Filme nacional Baby celebra as famílias não tradicionais da comunidade gay
Premiada em Cannes, produção segue jovem abandonado pelos pais que se apoia em amigos e em um parceiro mais velho na vibrante cena LGBT do centro de SP

O diretor mineiro Marcelo Caetano, 42 anos, deixou Belo Horizonte e se mudou para São Paulo aos 20. Logo ele se encantou pela vivacidade do centro da cidade, região com fama de perigosa e ampla população de rua, mas que, ao mesmo tempo, é carregada de história, arquiteturas lindíssimas, entretenimento e cultura. “São Paulo me fez uma pessoa mais confiante, tanto no meu trabalho artístico, quanto em relação à minha orientação sexual e relações pessoais”, conta Caetano em entrevista a VEJA. Sua trajetória na metrópole começou como estudante de Ciências Sociais na USP, antes de seguir para o audiovisual. Aliando esses conhecimentos, ele fez o filme Baby, uma carta de amor ao centro de São Paulo e seus redutos da comunidade LGBTQIA+. Na trama, o jovem Wellington, o Baby do título, interpretado por João Pedro Mariano, deixa o Centro de Detenções e encontra sua casa vazia. Os pais abandonaram o rapaz de 18 anos enquanto ele estava preso. Agora, sozinho no mundo, encontra refúgio em Ronaldo (Ricardo Teodoro), um michê que o abriga e lhe ensina os meandros da profissão.
A relação passa longe de ser a de um cafetão e seu garoto de programa: Ronaldo assume vários papeis, de amante a mentor, até mesmo se impõe como uma espécie de figura paterna. Nessa ligação, ele compartilha com Baby não só um lugar para morar, como também seus laços afetivos – Ronaldo tem uma relação próxima com a ex Priscila (Ana Flavia Cavalcanti), com quem tem um filho, e a parceira dela, Janaína (Bruna Linzmeyer). “O filme Baby surge do desejo de discutir o conceito de família”, analisa o diretor. “Em um país como o nosso, de desigualdade econômica e preconceitos, devemos ampliar o espectro familiar. Muita gente tenta aprisionar o conceito de família, mas acho importante olharmos com generosidade para esses outros vínculos, que envolvem cuidado, moradia, afeto e também brigas e desentendimentos.”
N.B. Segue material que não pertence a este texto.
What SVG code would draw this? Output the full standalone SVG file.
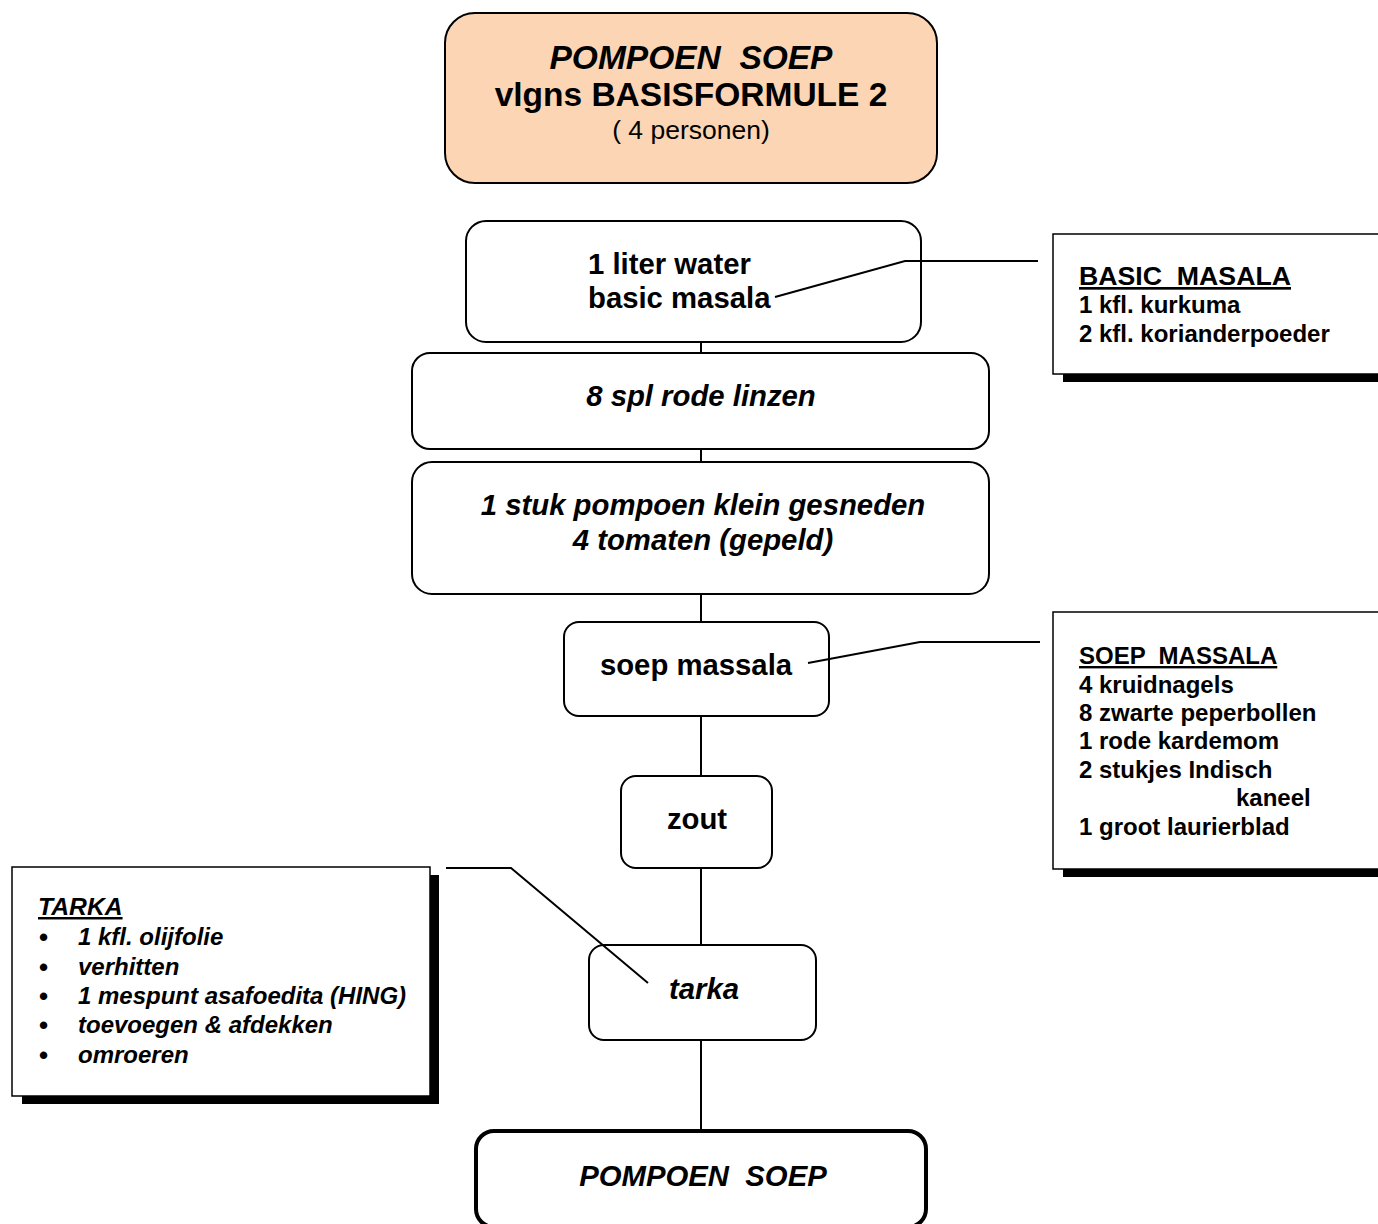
<svg xmlns="http://www.w3.org/2000/svg" width="1378" height="1224" viewBox="0 0 1378 1224">
<style>
text{font-family:"Liberation Sans",Arial,sans-serif;font-weight:bold;fill:#000;white-space:pre}
.box{fill:#fff;stroke:#000;stroke-width:2}
.cb{fill:#fff;stroke:#000;stroke-width:1.5}
.sh{fill:#000}
.ln{stroke:#000;stroke-width:2;fill:none}
.m{font-size:29.3px;text-anchor:middle}
.i{font-style:italic}
.c{font-size:24px}
.u{text-decoration:underline}
.b{font-size:26px}
</style>
<rect width="1378" height="1224" fill="#fff"/>
<g id="title">
<rect x="445" y="13" width="492" height="170" rx="30" fill="#FCD5B4" stroke="#000" stroke-width="2"/>
<text x="691" y="69" font-size="33.5" text-anchor="middle" class="i">POMPOEN  SOEP</text>
<text x="691" y="106" font-size="33.5" text-anchor="middle">vlgns BASISFORMULE 2</text>
<text x="691" y="139" font-size="26.5" text-anchor="middle" style="font-weight:normal">( 4 personen)</text>
</g>
<g id="water">
<rect class="box" x="466" y="221" width="455" height="121" rx="20"/>
<text x="588" y="274" font-size="29.3">1 liter water</text>
<text x="588" y="308" font-size="29.3">basic masala</text>
</g>
<g id="linzen">
<rect class="box" x="412" y="353" width="577" height="96" rx="18"/>
<text x="701" y="406" class="m i">8 spl rode linzen</text>
</g>
<g id="pompoen">
<rect class="box" x="412" y="462" width="577" height="132" rx="20"/>
<text x="703" y="515" class="m i">1 stuk pompoen klein gesneden</text>
<text x="703" y="550" class="m i">4 tomaten (gepeld)</text>
</g>
<g id="soepmassala">
<rect class="box" x="564" y="622" width="265" height="94" rx="15"/>
<text x="696" y="675" class="m">soep massala</text>
</g>
<g id="zout">
<rect class="box" x="621" y="776" width="151" height="92" rx="15"/>
<text x="697" y="829" class="m">zout</text>
</g>
<g id="tarka">
<rect class="box" x="589" y="945" width="227" height="95" rx="15"/>
<text x="704" y="999" class="m i">tarka</text>
</g>
<g id="result">
<rect x="476" y="1131" width="450" height="96" rx="18" fill="#fff" stroke="#000" stroke-width="4"/>
<text x="703" y="1186" class="m i">POMPOEN  SOEP</text>
</g>
<g id="basic-masala-note">
<rect class="sh" x="1063" y="242" width="315" height="140"/>
<rect class="cb" x="1053" y="234" width="330" height="140"/>
<text x="1079" y="285" font-size="26.7" class="u">BASIC  MASALA</text>
<text x="1079" y="313" class="c">1 kfl. kurkuma</text>
<text x="1079" y="342" class="c">2 kfl. korianderpoeder</text>
</g>
<g id="soep-massala-note">
<rect class="sh" x="1063" y="620" width="315" height="257"/>
<rect class="cb" x="1053" y="612" width="330" height="257"/>
<text x="1079" y="664" class="c u">SOEP  MASSALA</text>
<text x="1079" y="693" class="c">4 kruidnagels</text>
<text x="1079" y="721" class="c">8 zwarte peperbollen</text>
<text x="1079" y="749" class="c">1 rode kardemom</text>
<text x="1079" y="778" class="c">2 stukjes Indisch</text>
<text x="1236" y="806" class="c">kaneel</text>
<text x="1079" y="835" class="c">1 groot laurierblad</text>
</g>
<g id="tarka-note">
<rect class="sh" x="22" y="875" width="417" height="229"/>
<rect class="cb" x="12" y="867" width="418" height="229"/>
<text x="38" y="915" font-size="24.7" class="i u">TARKA</text>
<text x="39" y="946" class="b">•</text><text x="78" y="945" class="c i">1 kfl. olijfolie</text>
<text x="39" y="976" class="b">•</text><text x="78" y="975" class="c i">verhitten</text>
<text x="39" y="1005" class="b">•</text><text x="78" y="1004" class="c i">1 mespunt asafoedita (HING)</text>
<text x="39" y="1034" class="b">•</text><text x="78" y="1033" class="c i">toevoegen &amp; afdekken</text>
<text x="39" y="1064" class="b">•</text><text x="78" y="1063" class="c i">omroeren</text>
</g>
<g id="connectors">
<line class="ln" x1="701" y1="342" x2="701" y2="353"/>
<line class="ln" x1="701" y1="449" x2="701" y2="462"/>
<line class="ln" x1="701" y1="594" x2="701" y2="622"/>
<line class="ln" x1="701" y1="716" x2="701" y2="776"/>
<line class="ln" x1="701" y1="868" x2="701" y2="945"/>
<line class="ln" x1="701" y1="1040" x2="701" y2="1129"/>
<line class="ln" x1="694" y1="1130" x2="708" y2="1130"/>
<polyline class="ln" points="775,297 905,261 1038,261"/>
<polyline class="ln" points="808,663 920,642 1040,642"/>
<polyline class="ln" points="446,868 511,868 648,983"/>
</g>
</svg>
O filme teve estreia mundial de luxo em maio do ano passado, ao ser exibido na Semana da Crítica de Cannes. Ricardo Teodoro saiu do tradicional evento francês vencedor do prêmio de melhor ator revelação. Baby também arrebatou prêmios em outras mostras gringas e nacionais, entre elas o Festival do Rio, onde dividiu o troféu de melhor filme com Malu, outra produção nacional que investiga os rearranjos do que é uma família no Brasil, ao retratar o dia a dia de uma mulher que vive em conflito com a mãe idosa e a filha que saiu de casa. Ambos os filmes ganham força por seus elencos afiados e, principalmente, pela honestidade dos roteiros – Malu adapta a história do diretor Pedro Freire com sua mãe, enquanto Baby mergulha no cotidiano testemunhado por Marcelo Caetano em sua vivência no centro de São Paulo e dentro da comunidade LGBTQIA+.

“O centro de São Paulo acolheu essa comunidade. Com esse filme, quero devolver um pouco meu amor por essas ruas”, conta o diretor, que se inspirou em histórias que ouviu de pessoas com quem convive. “Não é um filme biográfico, mas é um filme que tem essa intimidade da minha experiência. São histórias que encontrei em bares, em amigos de vizinhos, na academia. É um universo que eu respiro.”
Para além das conexões familiares, Baby, claro, ao falar de romance e prostituição, é um filme de alta tensão sexual e que filma de perto os corpos de seus personagens. “Para mim, o cinema é um espaço do desejo e do sonho. Então encontramos um meio de retratar essa realidade sem a crueza de um documentário, mas com uma linguagem que trabalhe esse erotismo. Eu gosto do calor do desejo”, afirma, bem-humorado, o diretor. Uma missão deveras cumprida. Baby estreia nos cinemas brasileiros nesta quinta-feira, 9 de janeiro.